Anybody know whatever happened to Sophocles? The screenwriting program, not the old Greek guy. When I was playing around with screenwriting, Sophocles was hands down the best software you could buy. And incredibly cheap, too.
 
Travis, Celtx is good because it's free and user friendly. Final Draft is the industry standard, though, and has the price tag to prove it. I've also had good experiences with Movie Magic Screenwriter.

I'd say that whatever software you use, make sure that it comes with pdf conversion capabilities. If you ever send your script around to people, they will expect it to come as an Adobe file, not in whatever software you've used to actually write it.
 
Do they say if it's worth it? What are it's key features?

Key feature is industry recognizability, to be honest. But I'm assuming that's not what you meant. I'd say its key feature is that it does a lot of the work for you as you write -- assuming what character is going to speak next, switching elements automatically (character name to dialogue to action line, etc.). It's the software of choice for working writers because it makes the writing process quicker.

I'd highly recommend against trying to write in Word.

Pretty much but they aren't really impartial because they've been using the software for years (apparently it is the industry standard). I've used past versions so I don't know how the new one is (v. 8) but from the reviews I've read online the main complains are a laggy spell checker. It sounds like your main need is for templates or an easy way to format scripts. I read up on that free alternative and it seems to have many of the same features of FD. I would check that one out and see if it fits your needs because FD is not cheap.

They have a free demo but I don't know what the limitations of it may be:

http://www.finaldraft.com/downloads/demo-final-draft.php

The FD demo lets you read a script that's been written in FD, but it doesn't let you actually write and save your own document.

Anybody know whatever happened to Sophocles? The screenwriting program, not the old Greek guy. When I was playing around with screenwriting, Sophocles was hands down the best software you could buy. And incredibly cheap, too.

Never heard of it, myself.
 
I tend to write free hand using multi colored pens (anyone here remember pens?:))and my margins are always full of little doodles and notes of different ideas that come to me, which I then convert into FD once I get to the rewriting stage.
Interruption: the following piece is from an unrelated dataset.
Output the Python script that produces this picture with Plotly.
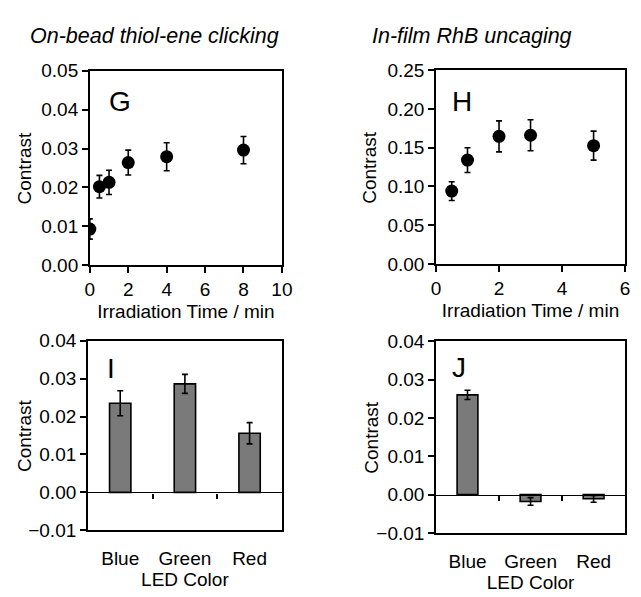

It may seem like a slow painful way of working, but personally I find sitting at a PC with Internet access too distracting, and I also find FD formating pretty fiddly to use when I am in full creative mode, although that might just be because I am not used to it.

If you are going to be submitting your scripts to anyone, then they are pretty much going to expect them to be in the FD format, so yes it is useful for that, but during the creative stage I just want to get my ideas down onto paper quickly, before they disappear from my tiny mind.